Das ist die Schuld der vergebenden Stellen. Sie sehen sich die Firmen nicht an, an die sie die Aufträge geben und die zu diesen Arbeiten nicht in der Lage sind.
— Es steht auf jeden Fall fest, daß auf diesem Gebiet sehr viel gesündigt wird, und wir hoffen, daß entsprechende Maßnahmen von den maßgebenden Stellen getroffen werden.

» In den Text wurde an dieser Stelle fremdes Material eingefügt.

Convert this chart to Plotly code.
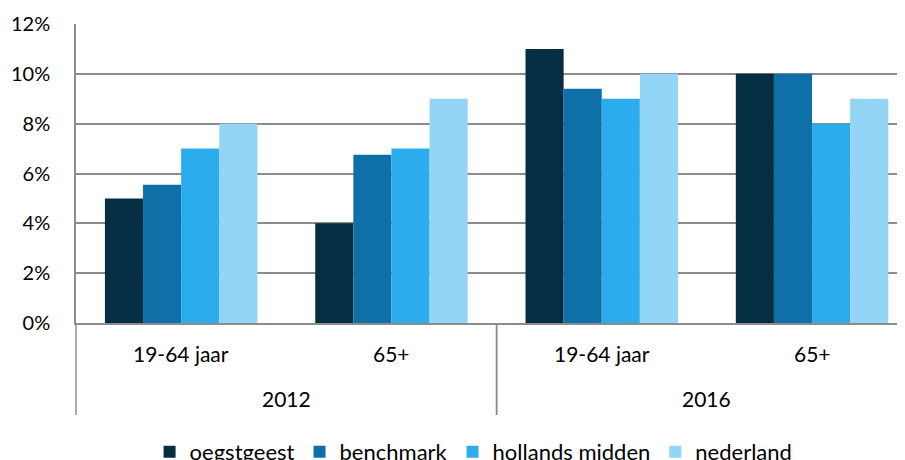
import plotly.graph_objects as go

# data (share, 0-1)
years = ["2012", "2012", "2016", "2016"]
ages = ["19-64 jaar", "65+", "19-64 jaar", "65+"]
series = ["oegstgeest", "benchmark", "hollands midden", "nederland"]
oegstgeest = [0.050, 0.040, 0.110, 0.100]
benchmark = [0.0555, 0.0675, 0.094, 0.100]
hollands_midden = [0.070, 0.070, 0.090, 0.080]
nederland = [0.080, 0.090, 0.100, 0.090]
y_ticks = [0, 0.02, 0.04, 0.06, 0.08, 0.10, 0.12]

colors = ["#062E43", "#0E70A6", "#2BACEC", "#93D5F6"]
FONT = "Lato"
GRID = "#8c8c8c"
PLOT_H = 299  # px height of the plotting area
X_MAX = 3.48  # the right end of the last category is cut off, as in the original

fig = go.Figure()
for name, vals, c in zip(series, [oegstgeest, benchmark, hollands_midden, nederland], colors):
    fig.add_trace(go.Bar(
        x=[years, ages], y=vals, name=name,
        marker=dict(color=c, line=dict(width=0)),
    ))

# two-level category labels + dividers (Excel style), placed in axis units
span_all = X_MAX + 0.5
def to_paper(v):
    return (v + 0.5) / span_all

for i, lab in enumerate(ages):
    fig.add_annotation(x=to_paper(i), y=-30 / PLOT_H, xref="paper", yref="paper",
                       text=lab, showarrow=False, xanchor="center", yanchor="middle",
                       font=dict(size=21))
uniq_years = list(dict.fromkeys(years))
for yr in uniq_years:
    first = years.index(yr)
    last = first + years.count(yr) - 1
    fig.add_annotation(x=to_paper((first + last) / 2), y=-75 / PLOT_H,
                       xref="paper", yref="paper",
                       text=yr, showarrow=False, xanchor="center", yanchor="middle",
                       font=dict(size=21))
    for xd in (first - 0.5, last + 0.5):
        fig.add_shape(type="line", xref="paper", yref="paper",
                      x0=to_paper(xd), x1=to_paper(xd), y0=0, y1=-92 / PLOT_H,
                      line=dict(color=GRID, width=1.5))

# page body has an 8px margin, so the figure is offset by 8px
fig.update_layout(
    width=905, height=460,
    margin=dict(l=68, r=0, t=16, b=145, autoexpand=False),
    paper_bgcolor="white", plot_bgcolor="white",
    barmode="group", bargap=0.275, bargroupgap=0,
    font=dict(family=FONT, size=20, color="#000000"),
    showlegend=True,
    legend=dict(orientation="h", x=0.475, xanchor="center", y=-0.431, yanchor="middle",
                font=dict(size=22), itemwidth=30, traceorder="normal"),
)
fig.update_yaxes(
    range=[0, 0.12], tickvals=y_ticks, tickformat=".0%",
    showgrid=True, gridcolor=GRID, gridwidth=1.5,
    showline=True, linecolor=GRID, linewidth=1.5,
    zeroline=False, ticks="", ticklabelstandoff=20,
)
fig.update_xaxes(
    type="multicategory", range=[-0.5, X_MAX],
    showline=True, linecolor=GRID, linewidth=1.5,
    showdividers=False, showticklabels=False, ticks="",
)

fig.write_html("out.html", config={"displayModeBar": False})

Des weiteren werden heute Arbeiten unter Bedingungen vergeben, wonach der betreffende Auftragnehmer sich verpflichten muß, den Baustahl irgendwie vorrätig zu haben. Bei diesen Maßnahmen kommen kleinere und mittlere Firmen bei irgendwelchen Angeboten nicht zum Zuge, sondern nur die Firmen, die in der Lage sind, sich entsprechende Stahlmengen auf Vorrat zu legen oder aber sich im schwarzen Handel entsprechende Materialien zu beschaffen.
Das sind Dinge, die wir als Handwerker auf keinen Fall hinnehmen können, und wir wünschen, daß von den maßgebenden Stellen entsprechend verfahren wird, um auch die kleinere und mittlere Handwerkerschaft zum Zuge kommen zu lassen.